Overall: Management exhibited a highly confident and enthusiastic demeanor throughout the call, frequently emphasizing 'record' results, 'strong momentum,' and 'constructive' market conditions. CEO Kenneth Vecchione was particularly assertive regarding the bank's organic growth strategy, contrasting it favorably against M&A-driven peers. While prepared remarks were polished and upbeat, the Q&A session revealed a disciplined focus on credit cleanup and operational efficiency, maintaining a tone of control and strategic clarity.


Confidence: HIGH - Management provided specific, quantitative guidance for 2026 and expressed certainty in hitting targets like $100 billion in assets. They used definitive language regarding growth drivers ('We expect loan growth of $6 billion') and proactively addressed credit headwinds with a clear resolution plan.

Guidance

2026 Loan Growth

$6 billion

2026 Deposit Growth

$8 billion

2026 Net Interest Income Growth

11% to 14%

2026 Net Interest Margin

Modest expansion throughout the year

2026 Non-Interest Income Growth

2% to 4%

2026 Non-Interest Expense Growth

2% to 7%

2026 Net Charge-Offs

25 to 35 basis points

2026 Effective Tax Rate

Approximately 19%

Language Analysis & Key Phrases

Hedging & Uncertainty: Management generally used direct and confident language ('We expect loan growth of $6 billion'), but employed hedging when discussing the timing of credit resolutions and the specific impact of future rate cuts. Phrases like 'I would think it's 12% or greater as a floor, if I was modeling' and 'It's hard for us to predict when they're going to come in' regarding settlement fees indicate uncertainty around the exact cadence of earnings. However, they hedged the potential for *better* performance, stating 'if the projections are proving to be conservative, we will adjust accordingly,' suggesting their guidance might be a floor rather than a ceiling.


We are constructive on this business heading into 2026 due to the current administration's focus on delivering affordable homeownership... - Kenneth Vecchione, President and Chief Executive Officer

The secret to our success and the secret to our growth is that we always work on new businesses... so that we can develop an S-curve... - Kenneth Vecchione, President and Chief Executive Officer

We're not going to provide what our deposit levels are for any one of those businesses, I'm sorry. - Kenneth Vecchione, President and Chief Executive Officer

We expect net charge-offs to remain elevated in the first half of the year as we work through nonaccrual loans... - Kenneth Vecchione, President and Chief Executive Officer

I actually think maybe leading the peer group even for banks that have had M&A activity during the course of the year. - Kenneth Vecchione, President and Chief Executive Officer

Q&A Dynamics

Analyst Sentiment: Analysts were generally inquisitive and focused on the sustainability of the strong fee income and the mechanics of the deposit mix shift.

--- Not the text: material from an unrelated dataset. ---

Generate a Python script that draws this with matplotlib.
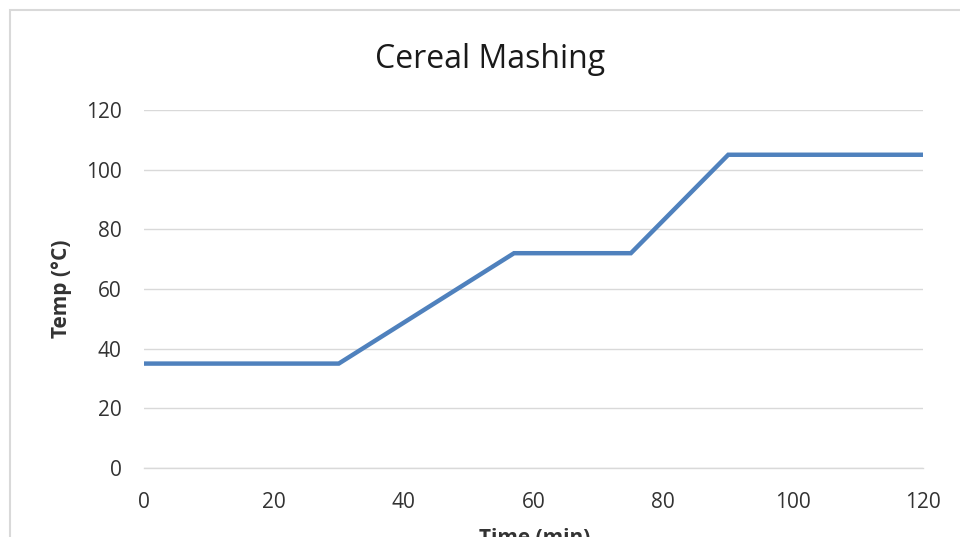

There was skepticism regarding the conservative nature of the loan growth guidance relative to the strong momentum described, and detailed questions about the specific composition of ECR (External Capital Management) deposits.

Management Responses: Management was responsive and transparent regarding strategic initiatives but guarded on specific competitive data (like exact deposit balances for specific business units). They confidently defended their guidance ranges as conservative yet achievable, and provided detailed color on credit resolution timelines, even when definitive answers were pending (e.g., appraisals on the Cantor loan).

Topic 1

Analysts pressed for details on the 'Facebook settlement' fees and the sustainability of the 77% jump in service charges, seeking to normalize earnings. Management clarified the lumpy nature of such settlements but pointed to a strong pipeline.

Topic 2

There was significant focus on the 'remixing' of deposits away from mortgage warehouse to lower-cost channels like HOA and escrow. Analysts sought clarity on deposit betas and the specific composition of the $8 billion growth guidance.

Topic 3

Credit quality was a major theme, with analysts asking about the timing of elevated charge-offs and specific exposures like Cantor Fitzgerald and First Brands. Management provided a detailed walkthrough of their resolution strategies.

Topic 4

Questions regarding the efficiency ratio and expense flexibility revealed that management is willing to 'flex' expenses lower if regulatory conditions change, but remains committed to investing in organic growth platforms.

Bottom Line

Western Alliance Bancorporation presents a compelling investment case as a high-growth, high-ROE regional bank successfully executing a diversified organic growth strategy. The bank is delivering superior profitability (16.9% ROTCE) and robust operating leverage, driven by unique verticals like HOA, Juris banking, and digital disbursements that insulate it from traditional banking competition. While near-term credit costs will be elevated due to a proactive cleanup of nonaccruals, the underlying credit quality is improving, and the balance sheet is positioned for significant expansion. The 2026 guidance implies ~19% EPS growth, significantly outpacing peers, supported by a 'constructive' rate environment and potential regulatory tailwinds for mortgage banking. The valuation appears attractive relative to its growth profile and strong tangible book value compounding.

Macro Insights

Regulatory Environment

Management perceives an 'increasingly pro-growth regulatory stance' and a 'constructive' political environment. They anticipate potential capital relief on MSRs (Mortgage Servicing Rights) from the Federal Reserve, which could free up capital for buybacks or growth.

Interest Rates

The outlook assumes two 25 basis point rate cuts in April and July. Management views this as supportive for Net Interest Income growth (11-14%) and mortgage banking volumes, while their deposit beta strategy (mid-50%) protects margins.

Housing Market

Management is 'constructive' on housing due to the new administration's focus on affordable homeownership. They expect policies like access to 401(k) funds for home buying and GSE purchases of mortgage bonds to drive volume in their AmeriHome mortgage division.